Under the tutelage of an in-house “nose,” David Koma has been in intensive training to bring his nostrils up to speed with the fragrance side of Mugler’s business. “It’s incredible, very interesting, and part of the big project to bring both sides of the house together,” Koma said of his olfactory crash course after today’s show.

Apparel-wise, Koma is benefiting from his time at Mugler, too. It’s not that he needs to learn a great deal; his recipe for rigorous (but not severe) body con has been long developed. The advantage is that chez Mugler, exposed to neither the hints of scrappiness in production nor the incongruity of context that sometimes compromises his clothes’ impact in London, that recipe can be savored to best effect. And while hot, (mostly) short, unabashedly sexy dresses do not chime with the spirit of our age—perhaps only Versace is knocking them out as dedicatedly as Koma—it means that, counterintuitively, his métier represents something of a niche.
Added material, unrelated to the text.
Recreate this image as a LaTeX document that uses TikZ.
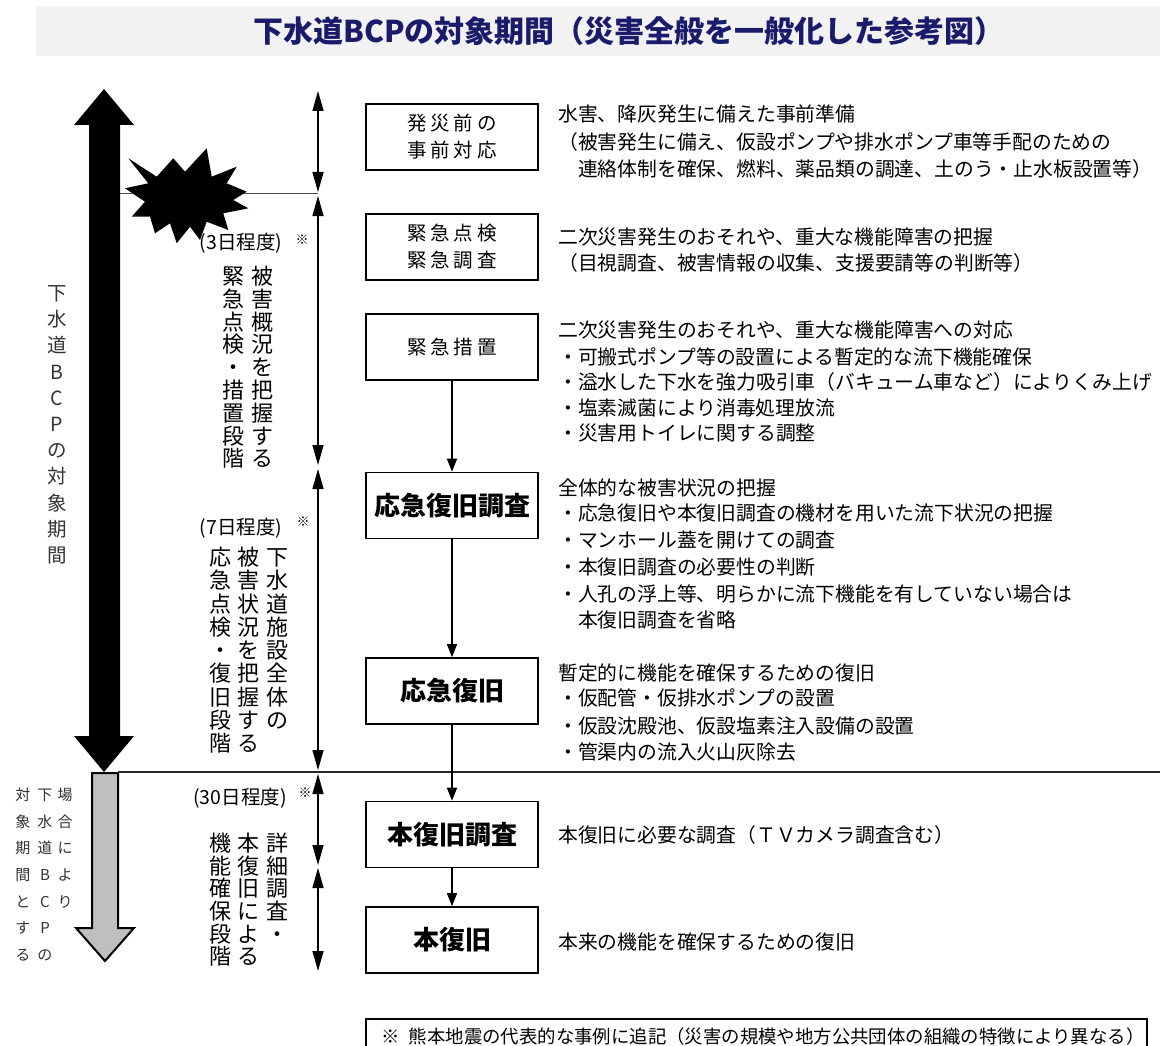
\documentclass[tikz,border=0pt]{standalone}
\usepackage{fontspec}
\setmainfont{Noto Sans CJK JP}
\usetikzlibrary{arrows.meta}
\definecolor{titlebg}{HTML}{F2F2F2}
\definecolor{titlefg}{HTML}{1B1B6B}
\definecolor{txtgray}{HTML}{333333}
\definecolor{arrgray}{HTML}{BFBFBF}
\newcommand\vcol[6]{%
  \foreach \c [count=\i] in {#6} {\node[#4] (#5-\i) at (#1,{#2+#3*(\i-1)}) {\c};}}
\begin{document}
\begin{tikzpicture}[x=1pt,y=-1pt,
  box/.style={draw, line width=1.6pt, fill=white, minimum width=172pt, minimum height=66pt, inner sep=0pt, align=center},
  boxr/.style={box, font=\fontsize{19.5}{27}\selectfont},
  boxb/.style={box, font=\fontsize{26}{30}\selectfont\bfseries},
  desc/.style={anchor=west, inner sep=0pt, font=\fontsize{19.8}{26}\selectfont, text height=17.4pt, text depth=2.4pt},
  flow/.style={line width=1.5pt, -{Triangle[length=13pt,width=10pt]}},
  dbl/.style={line width=1.5pt, {Triangle[length=20pt,width=11pt]}-{Triangle[length=20pt,width=11pt]}},
  vbig/.style={inner sep=0pt, font=\fontsize{22}{22}\selectfont, text height=19.4pt, text depth=2.6pt},
  vleft/.style={inner sep=0pt, font=\fontsize{19.5}{20}\selectfont, text=txtgray, text height=17.2pt, text depth=2.3pt},
  vsmall/.style={inner sep=0pt, font=\fontsize{15}{15}\selectfont, text=txtgray, text height=13.2pt, text depth=1.8pt},
  days/.style={inner sep=0pt, font=\fontsize{19.5}{20}\selectfont, text height=17.2pt, text depth=2.3pt},
  note/.style={inner sep=0pt, font=\fontsize{13}{13}\selectfont},
]
\useasboundingbox (0,0) rectangle (1160,1046);
\clip (0,0) rectangle (1160,1046);
\fill[white] (0,0) rectangle (1160,1046);

% title
\fill[titlebg] (36,6) rectangle (1160,56);
\node[font=\fontsize{30}{32}\selectfont\bfseries, text=titlefg] (title) at (629,31) {下水道BCPの対象期間（災害全般を一般化した参考図）};

% big black double arrow
\fill[black] (104,89) -- (134,125) -- (120,125) -- (120,736) -- (134,736) -- (104,772) -- (74,736) -- (89,736) -- (89,125) -- (74,125) -- cycle;

% horizontal lines
\coordinate (h1a) at (120,194); \coordinate (h1b) at (318,194);
\draw[line width=1pt, black!70] (h1a) -- (h1b);
\coordinate (h2a) at (118,772); \coordinate (h2b) at (1160,772);
\draw[line width=2pt, black!85] (h2a) -- (h2b);

% gray arrow
\filldraw[fill=arrgray, draw=black, line width=2pt] (92,773) -- (118,773) -- (118,928) -- (134,928) -- (105,961) -- (76,928) -- (92,928) -- cycle;

% explosion
\fill[black] (128.3,158.3) -- (156.7,176.7) -- (173.3,158.3) -- (185,171.7) -- (206.7,148.3) -- (211.7,176.7) -- (236.7,166.7) -- (226.7,183.3) -- (246.7,191.7) -- (233.3,200) -- (248.3,208.3) -- (223.3,213.3) -- (228.3,230) -- (206.7,221.7) -- (200,240) -- (190,226.7) -- (176.7,243.3) -- (170,223.3) -- (155,233.3) -- (150,216.7) -- (131.7,216.7) -- (145,201.7) -- (125,188.3) -- (148.3,183.3) -- cycle;

% period double arrows
\coordinate (u1) at (318,91);  \coordinate (l1) at (318,192);
\coordinate (u2) at (318,196); \coordinate (l2) at (318,465);
\coordinate (u3) at (318,469); \coordinate (l3) at (318,770);
\coordinate (u4) at (318,774); \coordinate (l4) at (318,865);
\coordinate (u5) at (318,868); \coordinate (l5) at (318,971);
\draw[dbl] (u1) -- (l1);
\draw[dbl] (u2) -- (l2);
\draw[dbl] (u3) -- (l3);
\draw[dbl] (u4) -- (l4);
\draw[dbl] (u5) -- (l5);

% boxes
\node[boxr] (b1) at (452,137) {発\kern4pt 災\kern4pt 前\kern4pt の\\事\kern4pt 前\kern4pt 対\kern4pt 応};
\node[boxr] (b2) at (452,247) {緊\kern4pt 急\kern4pt 点\kern4pt 検\\緊\kern4pt 急\kern4pt 調\kern4pt 査};
\node[boxr] (b3) at (452,347) {緊\kern4pt 急\kern4pt 措\kern4pt 置};
\node[boxb] (b4) at (452,505.5) {応急復旧調査};
\node[boxb] (b5) at (452,691) {応急復旧};
\node[boxb] (b6) at (452,834.5) {本復旧調査};
\node[boxb] (b7) at (452,940) {本復旧};

\draw[flow] (b3) -- (b4);
\draw[flow] (b4) -- (b5);
\draw[flow] (b5) -- (b6);
\draw[flow] (b6) -- (b7);

% descriptions
\node[desc] (d1a) at (558,114) {水害、降灰発生に備えた事前準備};
\node[desc] (d1b) at (558,142) {（被害発生に備え、仮設ポンプや排水ポンプ車等手配のための};
\node[desc] (d1c) at (558,169) {　連絡体制を確保、燃料、薬品類の調達、土のう・止水板設置等）};
\node[desc] (d2a) at (558,237) {二次災害発生のおそれや、重大な機能障害の把握};
\node[desc] (d2b) at (558,263) {（目視調査、被害情報の収集、支援要請等の判断等）};
\node[desc] (d3a) at (558,330) {二次災害発生のおそれや、重大な機能障害への対応};
\node[desc] (d3b) at (558,357) {・可搬式ポンプ等の設置による暫定的な流下機能確保};
\node[desc] (d3c) at (558,382) {・溢水した下水を強力吸引車（バキューム車など）によりくみ上げ};
\node[desc] (d3d) at (558,408) {・塩素滅菌により消毒処理放流};
\node[desc] (d3e) at (558,433) {・災害用トイレに関する調整};
\node[desc] (d4a) at (558,488) {全体的な被害状況の把握};
\node[desc] (d4b) at (558,513) {・応急復旧や本復旧調査の機材を用いた流下状況の把握};
\node[desc] (d4c) at (558,540) {・マンホール蓋を開けての調査};
\node[desc] (d4d) at (558,567) {・本復旧調査の必要性の判断};
\node[desc] (d4e) at (558,594) {・人孔の浮上等、明らかに流下機能を有していない場合は};
\node[desc] (d4f) at (558,620) {　本復旧調査を省略};
\node[desc] (d5a) at (558,673) {暫定的に機能を確保するための復旧};
\node[desc] (d5b) at (558,698) {・仮配管・仮排水ポンプの設置};
\node[desc] (d5c) at (558,726) {・仮設沈殿池、仮設塩素注入設備の設置};
\node[desc] (d5d) at (558,752) {・管渠内の流入火山灰除去};
\node[desc] (d6a) at (558,835) {本復旧に必要な調査（ＴＶカメラ調査含む）};
\node[desc] (d7a) at (558,942) {本来の機能を確保するための復旧};

% left big vertical label
\vcol{57}{293}{26.2}{vleft}{lv}{下,水,道,B,C,P,の,対,象,期,間}

% small vertical label
\vcol{65}{795}{26.6}{vsmall}{sa}{場,合,に,よ,り}
\vcol{45}{795}{26.6}{vsmall}{sb}{下,水,道,B,C,P,の}
\vcol{23}{795}{26.6}{vsmall}{sc}{対,象,期,間,と,す,る}

% phase 1
\node[days] (p1) at (241,242) {(3日程度)};
\node[note] (n1) at (302,240) {※};
\vcol{262}{276}{22.8}{vbig}{pa}{被,害,概,況,を,把,握,す,る}
\vcol{233}{276}{22.8}{vbig}{pb}{緊,急,点,検,・,措,置,段,階}

% phase 2
\node[days] (p2) at (241,527) {(7日程度)};
\node[note] (n2) at (303,522) {※};
\vcol{277}{557}{23.3}{vbig}{qa}{下,水,道,施,設,全,体,の}
\vcol{248}{557}{23.3}{vbig}{qb}{被,害,状,況,を,把,握,す,る}
\vcol{220}{557}{23.3}{vbig}{qc}{応,急,点,検,・,復,旧,段,階}

% phase 3
\node[days] (p3) at (240,797) {(30日程度)};
\node[note] (n3) at (305,793) {※};
\vcol{277}{843}{22.7}{vbig}{ra}{詳,細,調,査,・}
\vcol{248}{843}{22.7}{vbig}{rb}{本,復,旧,に,よ,る}
\vcol{220}{843}{22.7}{vbig}{rc}{機,能,確,保,段,階}

% footnote
\draw[line width=1.6pt] (366,1019) rectangle (1147,1070);
\node[anchor=west, inner sep=0pt, font=\fontsize{18.4}{20}\selectfont] (fn) at (381,1036) {※\hspace{0.5em}熊本地震の代表的な事例に追記（災害の規模や地方公共団体の組織の特徴により異なる）};
\end{tikzpicture}
\end{document}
Today Koma took circuitry, the innards of whatever device you are using to read this now, as his decorative theme. Perhaps the finely constructed but gaudily bonded gold-coated leather and white silk/wool pieces were a tad de trop, but for the most part it was a riff gently played. His opener of chip and conductor silk panels on wool, black on black, hummed gently. The one-shoulder, wire-strap dress in leather solder-board green didn’t scream Tron, even if, when asked if the film had influenced him, Koma confessed, “a bit.” The movement of one knit dress (black, solid-bodied but semi-sheer-gridded at the skirt and arms) was strikingly sinuous, but most all of these pieces—including the tightly tailored leather topcoats—had a fierce sexiness to them. This collection was considerably more Koma than Mugler. But, as the man himself is out of the game and his current replacement has his own, not entirely incompatible point of view to express, it makes sense to let him express it.